SANTIAGO – Mario Gomez Heredia, the oldest of the 33 miners rescued in 2010 after being trapped for 70 days some 700 meters (2,300 feet) underground in northern Chile, now needs a constant oxygen supply to breathe due to advanced silicosis.
The 71-year-old Gomez remains at a clinic in Copiapo after being admitted 20 days ago with complications from a cold he contracted in April that became pneumonia, the Diario de Atacama newspaper reported Tuesday.
The veteran miner, who in recent years earned a living driving a taxi in Copiapo, needs two oxygen supply apparatuses, one fixed and the other portable, and the equipment must be imported.
Gomez told the newspaper he felt “imprisoned” in the clinic and begged that the equipment’s delivery be speeded up so he could return home.
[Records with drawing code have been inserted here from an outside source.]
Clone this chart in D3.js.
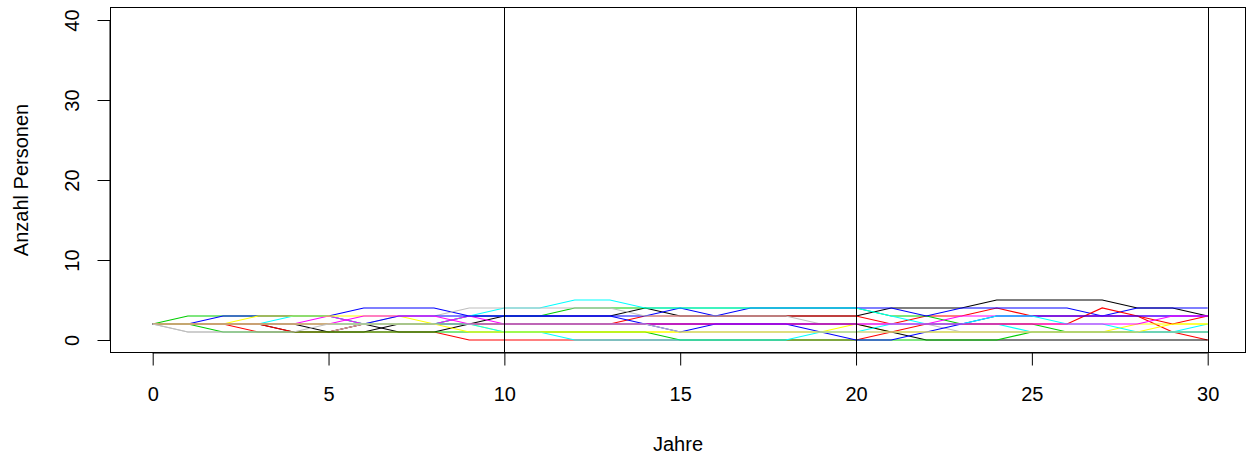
<!DOCTYPE html>
<html>
<head>
<meta charset="utf-8">
<script src="https://cdn.jsdelivr.net/npm/d3@7"></script>
<style>
	body { margin: 0; background: #fff; }
	text { font-family: "Liberation Sans", Arial, sans-serif; fill: #000; }
</style>
</head>
<body>
<div id="chart"></div>
<script>
// years 0..30
var years = d3.range(0, 31);

// simulated head counts, one array per run (drawn in this order)
var black1   = [2,2,2,2,1,1,2,1,1,2,3, 3,3,3,4,3,3,3,3,3,3, 4,4,4,5,5,5,5,4,4,3];
var red1     = [2,2,2,1,1,1,2,2,2,2,2, 2,2,2,3,3,3,3,3,3,3, 2,3,3,4,3,3,3,3,1,0];
var green1   = [2,3,3,3,3,3,2,2,2,3,3, 3,4,4,4,4,4,4,4,4,4, 3,3,2,2,2,1,1,1,1,1];
var blue1    = [2,2,3,3,3,3,4,4,4,3,3, 3,3,3,3,4,3,4,4,4,4, 4,3,4,4,4,4,3,4,4,4];
var cyan1    = [2,2,2,2,3,3,2,2,2,3,4, 4,5,5,4,4,4,4,4,4,4, 3,2,2,2,1,1,1,1,1,2];
var magenta1 = [2,2,2,2,2,3,2,2,2,3,2, 2,2,2,2,2,2,2,2,2,2, 2,2,3,3,3,3,3,3,3,3];
var yellow1  = [2,2,2,3,3,3,3,3,2,2,1, 1,1,1,1,1,1,1,1,1,2, 1,1,1,1,1,1,1,2,2,2];
var gray1    = [2,1,1,1,1,1,2,3,3,4,4, 4,4,4,3,3,3,3,3,2,2, 2,2,1,1,1,1,1,1,1,1];
var black2   = [2,2,2,2,2,1,1,2,2,2,2, 2,2,2,2,2,2,2,2,2,2, 1,0,0,0,0,0,0,0,0,0];
var red2     = [2,2,2,2,1,1,1,1,1,0,0, 0,0,0,0,0,0,0,0,0,0, 1,2,2,2,2,2,4,3,2,3];
var green2   = [2,2,1,1,1,1,1,1,1,1,1, 1,1,1,1,0,0,0,0,0,0, 0,0,0,0,1,1,1,1,1,1];
var blue2    = [2,2,2,2,2,2,2,3,3,3,3, 3,3,3,2,1,2,2,2,1,0, 0,1,2,3,3,3,3,3,3,3];
var cyan2    = [2,2,2,2,2,2,2,2,2,2,1, 1,0,0,0,0,0,0,0,1,1, 2,2,2,3,3,2,2,1,1,1];
var magenta2 = [2,2,2,2,2,2,3,3,3,2,2, 2,2,2,2,2,2,2,2,2,2, 2,2,2,2,2,2,2,2,3,3];
var yellow2  = [2,2,2,2,2,2,2,2,2,1,1, 1,1,1,1,1,1,1,1,1,1, 1,1,1,1,1,1,1,1,2,2];
var gray2    = [2,1,1,1,1,2,2,2,2,2,2, 2,2,2,2,1,1,1,1,1,1, 1,1,1,1,1,1,1,1,1,1];

var series = [black1, red1, green1, blue1, cyan1, magenta1, yellow1, gray1,
	black2, red2, green2, blue2, cyan2, magenta2, yellow2, gray2];
var palette = ['#000000', '#FF0000', '#00CD00', '#0000FF', '#00FFFF', '#FF00FF', '#FFFF00', '#BEBEBE'];

var xTicks = [0, 5, 10, 15, 20, 25, 30];
var yTicks = [0, 10, 20, 30, 40];
var vLines = [10, 20, 30];

var width = 1250, height = 460;
var fontSize = 20;
var box = {left: 110.5, right: 1245.5, top: 7.5, bottom: 352.5};

var x = d3.scaleLinear().domain([0, 30]).range([152.7, 1207.7]);
var y = d3.scaleLinear().domain([0, 40]).range([340, 20]);

var svg = d3.select('#chart').append('svg')
	.attr('width', width)
	.attr('height', height);

// series
var line = d3.line()
	.x(function(d, i) { return x(years[i]); })
	.y(function(d) { return y(d); });

svg.append('g')
	.selectAll('path')
	.data(series)
	.enter().append('path')
	.attr('d', line)
	.attr('fill', 'none')
	.attr('stroke', function(d, i) { return palette[i % palette.length]; })
	.attr('stroke-width', 1.2);

// vertical reference lines
svg.append('g')
	.selectAll('line')
	.data(vLines)
	.enter().append('line')
	.attr('x1', function(d) { return Math.round(x(d)) + 0.5; })
	.attr('x2', function(d) { return Math.round(x(d)) + 0.5; })
	.attr('y1', box.top)
	.attr('y2', box.bottom)
	.attr('stroke', '#000')
	.attr('stroke-width', 1);

// box
svg.append('rect')
	.attr('x', box.left)
	.attr('y', box.top)
	.attr('width', box.right - box.left)
	.attr('height', box.bottom - box.top)
	.attr('fill', 'none')
	.attr('stroke', '#000')
	.attr('stroke-width', 1);

// x axis
var xAxis = d3.axisBottom(x).tickValues(xTicks).tickSize(13).tickPadding(21)
	.tickFormat(d3.format('d'));
var gx = svg.append('g')
	.attr('transform', 'translate(0,' + box.bottom + ')')
	.call(xAxis);
gx.select('.domain').attr('d', 'M' + x(0) + ',0.5H' + x(30));
gx.selectAll('text').attr('font-size', fontSize).attr('font-family', '"Liberation Sans", Arial, sans-serif');

// y axis
var yAxis = d3.axisLeft(y).tickValues(yTicks).tickSize(13).tickPadding(0)
	.tickFormat(d3.format('d'));
var gy = svg.append('g')
	.attr('transform', 'translate(' + box.left + ',0)')
	.call(yAxis);
gy.select('.domain').attr('d', 'M-0.5,' + y(0) + 'V' + y(40));
gy.selectAll('text')
	.attr('font-size', fontSize)
	.attr('font-family', '"Liberation Sans", Arial, sans-serif')
	.attr('x', 0).attr('dy', 0)
	.attr('text-anchor', 'middle')
	.attr('transform', 'translate(-39,0) rotate(-90)')
	.attr('y', 0)
	.attr('dominant-baseline', 'central');

// axis titles
svg.append('text')
	.attr('x', (box.left + box.right) / 2)
	.attr('y', 451)
	.attr('text-anchor', 'middle')
	.attr('font-size', fontSize)
	.text('Jahre');

svg.append('text')
	.attr('transform', 'translate(28,' + (box.top + box.bottom) / 2 + ') rotate(-90)')
	.attr('text-anchor', 'middle')
	.attr('font-size', fontSize)
	.text('Anzahl Personen');
</script>
</body>
</html>
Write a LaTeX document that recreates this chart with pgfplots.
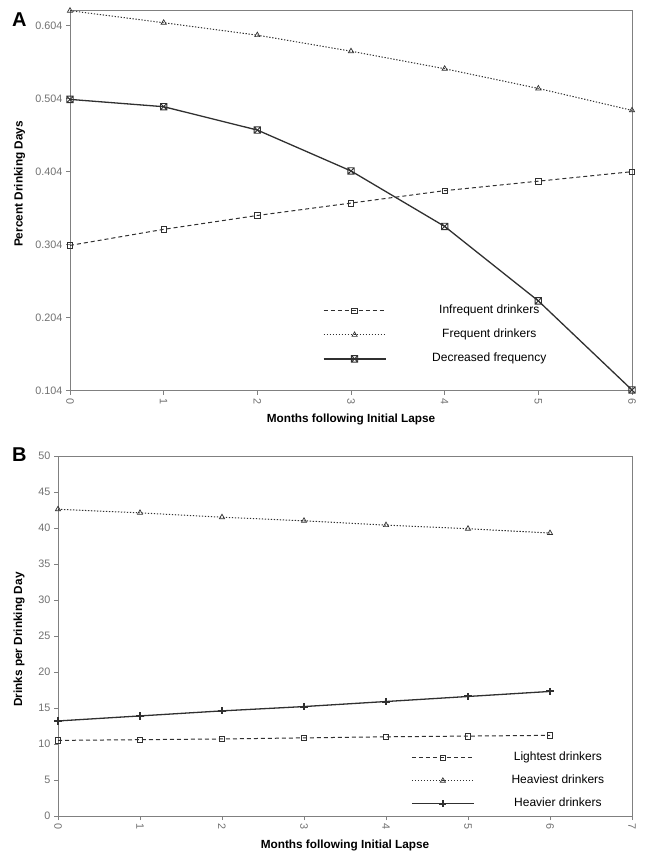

“I’ll be oxygen-dependent for the rest of my life,” Gomez, who lives with his wife, said.
The retired miner’s wife, Lilianet Ramirez, waited for him over two months in 2010 at the camp around the San Jose copper mine, located near Copiapo, where the 33 men were trapped.
Gomez, who began working in the mines when he was 12, has been visited by some of his fellow survivors, including Luiz Urzua, who was the shift foreman when the mine collapsed, and Luis Reygadas, while others have phoned him.
The veteran miner was 64, married and a father of four already suffering from silicosis and hypertension when he and his co-workers were trapped in the copper mine.
Of the 33 miners, Gomez required the most medical attention during the ordeal.
Starting on Aug. 22, 2010, when rescue teams established contact with the miners, Gomez received oxygen packs and was given medications.
On Oct. 13, Gomez was the ninth miner to emerge from the tunnel. Before the accident, Gomez had planned to retire by November 2010.